Budget 2013 leaves more room to be progressive: economists

Panellists at a forum on the Budget share their views on it from the economics perspective. (Yahoo! photo)

Economists and finance analysts on Thursday evening questioned the extent of the progressiveness of government’s proposed budget, noting that there was still a lot more room to increase tax rates for high-earners, in particular.

A panel made up of four economists, two finance experts and a tax partner, including forum moderator Donald Low, shared their views at a forum organised by the Economic Society of Singapore on Thursday, with several also expressing doubts over the potential effectiveness of measures to improve labour productivity and help lower-income workers.

OCBC Bank’s head of treasury, research and strategy Selena Ling described the government’s efforts at making Singapore’s tax system more progressive as “tinkering at the margins”, noting through charts that the country’s fiscal surplus has for several years been larger than projected.

“I don’t think we’re quite there (at Robin Hood level) yet... we’re just taxing a little on the wealth part, and the government sort of channels a bit more into the lower-income levels,” she said of the budget unveiled by Deputy Prime Minister and Finance Minister Tharman Shanmugaratnam on Monday.

Ling also noted that the government so far dedicated about $300 million to the Workfare Income Supplement (WIS), which is targeted at helping low-income workers, each year since it was introduced in 2007, adding up to about $1.5 billion to date, as compared to $3.6 billion that it is projecting to spend over three years on its new Wage Credit Scheme, which would benefit middle-income workers.

“So it’s only going to be a fraction of what the Wage Credit scheme is... (and) I think as far as the WIS goes, more actually can be done,” she said.

“As far as the progressive tax structure is concerned, I think they’re only tinkering at the margins,” she added. “We haven’t really done the next step, which is to raise tax rates for the top marginal earners.”

Assistant economics professor at Nanyang Technological University Giovanni Ko, who spoke on the progressivity of key budget incentives, noted that although the 30 per cent across-board income tax relief is beneficial, the $1,500 cap kicks in for people with chargeable annual incomes of about $95,000 (for those under 60) and about $75,000 for those 60 and over.

“For lower income groups, these (provide) just proportional help,” said Ko. “It would be better to have an absolute component as well to improve progressivity.”

Speaking of this measure, Ko also said taxing the highest earners more is “the simplest way”, as opposed to the government’s choice of a “dual route” involving consumption tax — in the form of the additional registration fee for cars — as well as making property tax progressive instead of flat as it was in the past.

“Property tax is a progressive tax on wealth, but is not comprehensive because other forms of wealth remain untaxed,” he pointed out, citing financial assets as an example.

Both Ko and his colleague, Winsemius Chair professor of economics at NTU Ng Yew Kwang, endorsed the new moves on automobile purchases, however, saying imposing heavy taxes on new cars “is consistent with economics”.

“Cars give rise to numerous negative external costs: congestion, pollution, accidents, noise, and the conspicuous consumption effect, which means that the use of cars and petrol should be very heavily taxed,” said Ng. “All cars should be taxed, but expensive cars should be taxed more.”

Higher wages = higher productivity?


Would the wage credit and PIC scheme help to boost productivity?
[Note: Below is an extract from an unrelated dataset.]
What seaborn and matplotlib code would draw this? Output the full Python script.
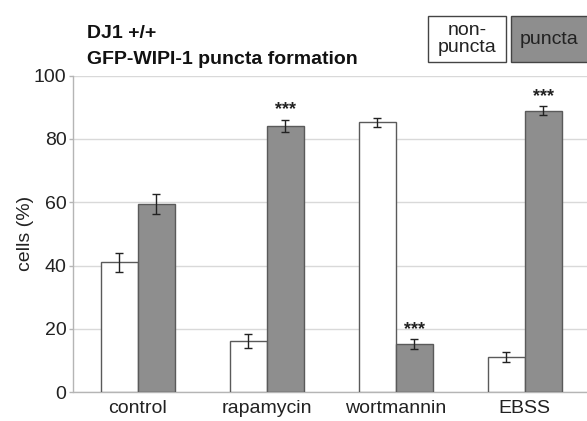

The panel was divided about this, although many attempted to tackle the issue, as well as this new measure.

Transaction tax partner at Ernst & Young Solutions Russell Aubrey wondered about the impact of the PIC on productivity.

“I think there’s a question mark as to whether or not you can force productivity growth through tax measures and grants,” he said. “The jury’s still out. Certainly it reduces the cost of buying equipment or giving training, but whether or not it yields any incremental increase in (productivity) remains to be seen.”

Turning to the wage credit scheme, economist at United Overseas Bank Francis Tan said he believes it is for longer-term structural purposes, but noted that margins will suffer and compel some firms to exit their industries.

“Productivity growth in Singapore has been very low and the local workforce knows it has no competitiveness with foreign workers, and have no incentive to increase productivity — thus firms are hesitant to raise wages,” he said.

“(As the policy) lasts for only three years, firms may take a wait-and-see approach this year and not jump onto the wage increase bandwagon immediately,” he continued. “We suspect most of the firms will still likely be cautious and demand better show of work performance before justifying a wage increase, so the same problem arises.”

Ling noted further that given Singapore’s full-employment situation, “there is little more we can squeeze out” from part-timers, retirees, housewives and others who are not participating actively in the workforce.

“So when you’re at full employment and you’re ratcheting up the curbs, quotas, and levies on foreign workers, whether the guy is more productive or not, you still may need to give that increase because you want to retain him, so you may end up with everyone competing to give that increase, but productivity may not go up,” she said.

“So to me, because of the situation right now, to a certain extent we may be putting the cart before the horse, because the assumption is you give the wage increase, the worker will be more productive.”